Monday, January 23rd, 2006 05:10 pm (UTC)
Hmm, that's a good point. In your case, I think that's probably very true... in my housemate's case, quite the opposite. Personally, I'm almost addicted to chicken and the person that gets between me and Venison or Buffalo is liable to get a chunk taken out of them, but the real staples of my diet are probably potatoes, cheese, and pasta. Possibly rice and vegetables too at times, though I haven't made a rice dish in quite a while now. But I really couldn't imagine going vegetarian. Hell, the last vegetarian chili I tried eating almost made me throw up. Then again, I'm not really a fan of mushrooms, and I'm pretty sure it was a form of processed mushroom that was the meat substitute in that, judging by the texture.

And hey, don't worry about it, harping on food is fun and entertaining.
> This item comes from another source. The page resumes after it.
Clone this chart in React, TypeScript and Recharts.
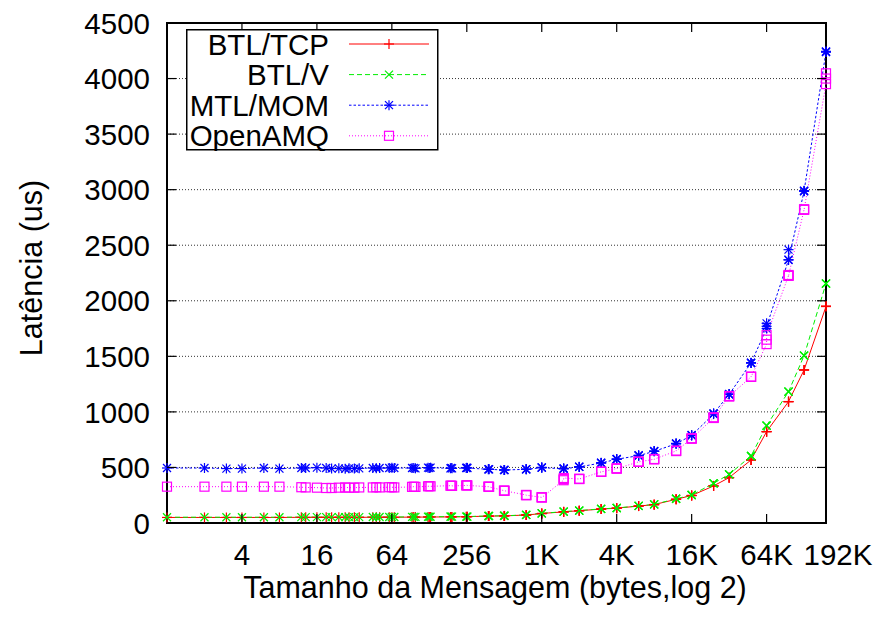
import React from "react";
import { LineChart, Line, XAxis, YAxis, CartesianGrid, Legend, ReferenceArea } from "recharts";

// message sizes in bytes (NetPIPE style, +-3 perturbation)
const sizes = [
  1, 2, 3, 4, 6, 8, 12, 13, 16, 19, 21, 24, 27, 29, 32, 35, 45, 48, 51, 61, 64, 67, 93, 96, 99,
  125, 128, 131, 189, 192, 195, 253, 256, 259, 381, 384, 387, 509, 512, 515, 765, 768, 771,
  1021, 1024, 1027, 1533, 1536, 1539, 2045, 2048, 2051, 3069, 3072, 3075, 4093, 4096, 4099,
  6141, 6144, 6147, 8189, 8192, 8195, 12285, 12288, 12291, 16381, 16384, 16387,
  24573, 24576, 24579, 32765, 32768, 32771, 49149, 49152, 49155, 65533, 65536, 65539,
  98301, 98304, 98307, 131069, 131072, 131075, 196605, 196608, 196611,
];

const btlTcp = [
  50, 50, 50, 50, 50, 50, 51, 51, 51, 51, 51, 51, 51, 51, 51, 51, 52, 52, 52, 52, 52, 52, 53, 53, 53,
  54, 54, 54, 55, 55, 55, 56, 56, 57, 62, 62, 62, 64, 64, 64, 72, 72, 72,
  85, 85, 86, 100, 100, 101, 110, 110, 111, 125, 125, 126, 133, 133, 134,
  152, 152, 153, 165, 165, 166, 213, 213, 214, 247, 247, 248,
  333, 333, 334, 408, 408, 409, 567, 567, 568, 822, 822, 823,
  1092, 1092, 1093, 1377, 1377, 1378, 1948, 1950, 1952,
];

const btlV = [
  52, 52, 52, 52, 52, 52, 53, 53, 53, 53, 53, 53, 53, 53, 53, 53, 54, 54, 54, 54, 54, 54, 55, 55, 55,
  56, 56, 56, 57, 57, 57, 58, 58, 58, 63, 63, 63, 65, 65, 65, 73, 73, 73,
  87, 87, 87, 102, 102, 102, 112, 112, 112, 127, 127, 127, 135, 135, 135,
  154, 154, 154, 167, 167, 167, 218, 218, 218, 252, 252, 252,
  357, 357, 357, 438, 438, 438, 603, 603, 603, 876, 876, 876,
  1182, 1182, 1182, 1506, 1506, 1506, 2155, 2157, 2155,
];

const mtlMom = [
  495, 495, 490, 490, 495, 490, 495, 495, 498, 495, 490, 492, 488, 492, 490, 492, 495, 492, 495, 495, 498, 495, 495, 495, 492,
  498, 495, 498, 492, 495, 492, 495, 498, 495, 483, 485, 483, 477, 478, 477, 483, 485, 483,
  498, 501, 498, 488, 492, 488, 505, 507, 505, 540, 543, 540, 574, 576, 574,
  606, 610, 606, 645, 648, 645, 713, 717, 713, 788, 792, 788,
  980, 987, 984, 1158, 1161, 1158, 1440, 1443, 1440, 1750, 1797, 1770,
  2367, 2460, 2370, 2985, 2991, 2988, 4240, 4245, 4238,
];

const openAmq = [
  327, 327, 327, 327, 327, 327, 322, 320, 318, 315, 315, 318, 320, 318, 318, 320, 320, 322, 320, 322, 322, 320, 325, 327, 325,
  330, 332, 330, 336, 336, 334, 338, 340, 338, 327, 327, 325, 291, 291, 290, 252, 252, 250,
  231, 231, 230, 385, 395, 405, 396, 398, 396, 460, 462, 460, 490, 492, 490,
  550, 552, 550, 574, 576, 574, 648, 651, 648, 760, 762, 760,
  945, 951, 948, 1140, 1143, 1140, 1315, 1317, 1315, 1610, 1650, 1690,
  2225, 2232, 2225, 2820, 2823, 2820, 3950, 4047, 4000,
];

const xTicks = [4, 16, 64, 256, 1024, 4096, 16384, 65536, 196608];
const xTickLabels = ["4", "16", "64", "256", "1K", "4K", "16K", "64K", "192K"];
const yTicks = [0, 500, 1000, 1500, 2000, 2500, 3000, 3500, 4000, 4500];

const data = sizes.map((size, i) => ({
  size,
  tcp: btlTcp[i],
  v: btlV[i],
  mom: mtlMom[i],
  amq: openAmq[i],
}));

const FONT = "'Liberation Sans', Arial, Helvetica, sans-serif";
const FS = 29.5;
const TITLE_FS = 30.5;
const LEFT = 167;
const RIGHT = 826;
const TOP = 23;
const BOTTOM = 523;
const TICK = 9;

type MarkProps = { cx?: number; cy?: number; color: string };

function Plus({ cx = 0, cy = 0, color }: MarkProps) {
  return (
    <g stroke={color} strokeWidth={1.2}>
      <line x1={cx - 5} y1={cy} x2={cx + 5} y2={cy} />
      <line x1={cx} y1={cy - 5} x2={cx} y2={cy + 5} />
    </g>
  );
}

function Cross({ cx = 0, cy = 0, color }: MarkProps) {
  return (
    <g stroke={color} strokeWidth={1.2}>
      <line x1={cx - 4} y1={cy - 4} x2={cx + 4} y2={cy + 4} />
      <line x1={cx - 4} y1={cy + 4} x2={cx + 4} y2={cy - 4} />
    </g>
  );
}

function Star({ cx = 0, cy = 0, color }: MarkProps) {
  return (
    <g stroke={color} strokeWidth={1.2}>
      <line x1={cx - 5} y1={cy} x2={cx + 5} y2={cy} />
      <line x1={cx} y1={cy - 5} x2={cx} y2={cy + 5} />
      <line x1={cx - 4} y1={cy - 4} x2={cx + 4} y2={cy + 4} />
      <line x1={cx - 4} y1={cy + 4} x2={cx + 4} y2={cy - 4} />
    </g>
  );
}

function Square({ cx = 0, cy = 0, color }: MarkProps) {
  return <rect x={cx - 4.5} y={cy - 4.5} width={9} height={9} fill="none" stroke={color} strokeWidth={1.2} />;
}

const series = [
  { key: "tcp", name: "BTL/TCP", color: "#ff0000", dash: undefined, mark: Plus },
  { key: "v", name: "BTL/V", color: "#00ee00", dash: "5 3", mark: Cross },
  { key: "mom", name: "MTL/MOM", color: "#0000ff", dash: "2.5 2", mark: Star },
  { key: "amq", name: "OpenAMQ", color: "#ff00ff", dash: "1 2", mark: Square },
];

function XTick(props: any) {
  const { x, payload } = props;
  const idx = xTicks.indexOf(payload.value);
  const label = xTickLabels[idx] ?? "";
  const dx = payload.value === 196608 ? 12 : 0;
  return (
    <g>
      <line x1={x} y1={BOTTOM} x2={x} y2={BOTTOM - TICK} stroke="#000" strokeWidth={1.2} />
      <line x1={x} y1={TOP} x2={x} y2={TOP + TICK} stroke="#000" strokeWidth={1.2} />
      <text x={x + dx} y={565} textAnchor="middle" fontSize={FS} fontFamily={FONT} fill="#000">
        {label}
      </text>
    </g>
  );
}

function YTick(props: any) {
  const { y, payload } = props;
  return (
    <g>
      <line x1={LEFT} y1={y} x2={LEFT + TICK} y2={y} stroke="#000" strokeWidth={1.2} />
      <line x1={RIGHT - TICK} y1={y} x2={RIGHT} y2={y} stroke="#000" strokeWidth={1.2} />
      <text x={150} y={y} dy="0.36em" textAnchor="end" fontSize={FS} fontFamily={FONT} fill="#000">
        {payload.value}
      </text>
    </g>
  );
}

function YTitle() {
  return (
    <text
      x={42}
      y={268}
      transform="rotate(-90 42 268)"
      textAnchor="middle"
      fontSize={TITLE_FS}
      fontFamily={FONT}
      fill="#000"
    >
      Latência (us)
    </text>
  );
}

function XTitle() {
  return (
    <text x={495} y={598} textAnchor="middle" fontSize={TITLE_FS} fontFamily={FONT} fill="#000">
      Tamanho da Mensagem (bytes,log 2)
    </text>
  );
}

function LegendBox() {
  return (
    <svg width={253} height={122} style={{ display: "block" }}>
      <rect x={0.75} y={0.75} width={251} height={120} fill="#fff" stroke="#000" strokeWidth={1.5} />
      {series.map((s, i) => {
        const y = 15 + i * 30.6;
        const Mark = s.mark;
        return (
          <g key={s.key}>
            <text x={143} y={y} dy="0.36em" textAnchor="end" fontSize={FS} fontFamily={FONT} fill="#000">
              {s.name}
            </text>
            <line x1={163} y1={y} x2={243} y2={y} stroke={s.color} strokeDasharray={s.dash} />
            <Mark cx={203} cy={y} color={s.color} />
          </g>
        );
      })}
    </svg>
  );
}

export default function App() {
  return (
    <div style={{ position: "absolute", left: 0, top: 0, width: 878, height: 617, background: "#fff" }}>
      <LineChart width={878} height={617} data={data} margin={{ top: TOP, right: 878 - RIGHT, bottom: 0, left: 0 }}>
        <CartesianGrid vertical={false} stroke="#333" strokeDasharray="1 2" />
        <XAxis
          dataKey="size"
          type="number"
          scale="log"
          domain={[1, 196608]}
          ticks={xTicks}
          interval={0}
          tickSize={0}
          tickMargin={0}
          tickLine={false}
          tick={(p: any) => <XTick {...p} />}
          axisLine={{ stroke: "#000", strokeWidth: 2 }}
          height={617 - BOTTOM}
          label={{ content: () => <XTitle /> }}
        />
        <YAxis
          type="number"
          domain={[0, 4500]}
          ticks={yTicks}
          interval={0}
          width={LEFT}
          tickSize={0}
          tickMargin={0}
          tickLine={false}
          tick={(p: any) => <YTick {...p} />}
          axisLine={{ stroke: "#000", strokeWidth: 2 }}
          label={{ content: () => <YTitle /> }}
        />
        <ReferenceArea x1={1} x2={196608} y1={0} y2={4500} fill="none" stroke="#000" strokeWidth={2} ifOverflow="visible" />
        {series.map((s) => {
          const Mark = s.mark;
          return (
            <Line
              key={s.key}
              type="linear"
              dataKey={s.key}
              name={s.name}
              stroke={s.color}
              strokeWidth={1}
              strokeDasharray={s.dash}
              isAnimationActive={false}
              dot={(p: any) => <Mark key={`${s.key}-${p.index}`} cx={p.cx} cy={p.cy} color={s.color} />}
              activeDot={false}
            />
          );
        })}
        <Legend
          layout="vertical"
          align="center"
          verticalAlign="middle"
          content={() => <LegendBox />}
          wrapperStyle={{ left: 186, top: 29, width: 253, height: 122 }}
        />
      </LineChart>
    </div>
  );
}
I really have been meaning to get into talking about it more again, I'm *trying* to persuade myself to more back towards more wholefoods again now that I'm more or less settled in the area. Just need to get a job so I can actually afford them, as opposed to the cheapo pastas I generally pick up.
Monday, January 23rd, 2006 05:19 pm (UTC)
Mm. I manage the more-whole-foods diet by saving what I can where I can on cheapo pastas and mystery vegetables from the asian market. It's a rather maddening balancing act that requires going to far too many stores. Bleah.
Monday, January 23rd, 2006 05:22 pm (UTC)
Hehe, actually i did manage to pick up a lot of organic whole-wheat pasta from Giant recently... it was on sale, ten packs for ten dollars. I could have also gotten ten cans of tomato sauce for ten dollars, but it was a brand I hadn't tried before and I only got two of those and the rest of a brand I knew. As it turned out they were excellent. Definitely going to have to keep an eye out for that sort of sale again.
Monday, January 23rd, 2006 05:26 pm (UTC)
Just watch out if you're going to buy the only-ten-cents-more-expensive new brands of organic anything; they've recently changed the laws to be far more lax about what can be called organic in the US, and a lot of companies are realising they can squeeze profit margin out of ever so slightly improving the production process and then charging more to stick a Friendly label on it. It *is* slightly better, but sometimes it just doesn't seem to be enough to be worth it.

Like the Safeway cookies I saw the other day containing Organic Modified Somethingorother. huhWHAT?